For students in fourth grade and above, the district will deploy Aspire coursework that focuses on morphology, syntax and discourse. Gary said Aspire offers about 31 individual courses from which teachers take an 8'10 course pathway and then use professional learning communities to translate learning into classroom practice. The district estimates roughly 216 teachers will participate in K'3 LETRS work and about 226 participants overall for the Aspire and secondary pathways; district staff described both programs as two-year efforts with multiple learning modalities (textbook, online modules, in-person training, bridge-to-practice classroom coaching).

Gary described measures of success the district is developing, saying administrators will select data indicators and progress monitoring tools to show whether teacher learning is translating into improved classroom outcomes. She stressed sustainability and said the district plans to keep annual literacy goals as part of its ongoing work rather than phasing this program out after two years. "The focus of everything is on student success," Gary said, summarizing the initiative's central aim.

District leaders said they vetted multiple vendors and aligned training to existing certification areas and staffing plans. The rollout includes planning for time and resources; Gary noted some elements of the training will take place during contracted time and the district is trying to balance teacher learning time with instructional needs in the classroom.

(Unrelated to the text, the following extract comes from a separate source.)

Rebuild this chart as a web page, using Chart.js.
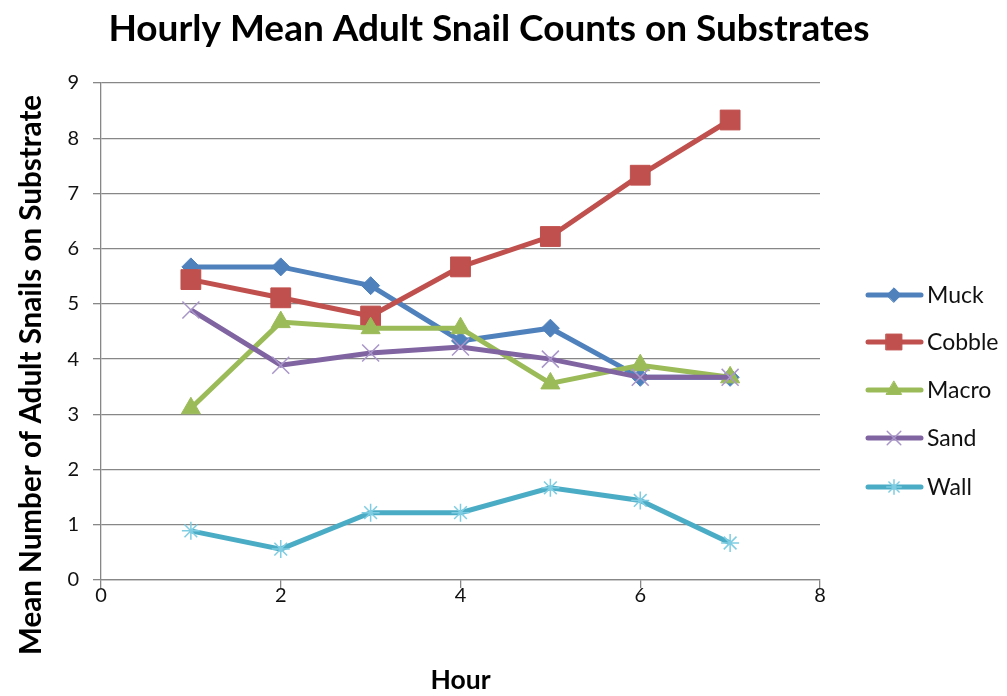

The district has posted the structured literacy plan and assessment calendar on the Council Rock website and will share additional documentation and course descriptions there. Administrators said families and staff will be able to access links, program descriptions and third-party resources on the curriculum and instruction pages.

Gary and other staff said the district will monitor implementation and report back to the committee with data; no formal board action or vote was taken at the meeting.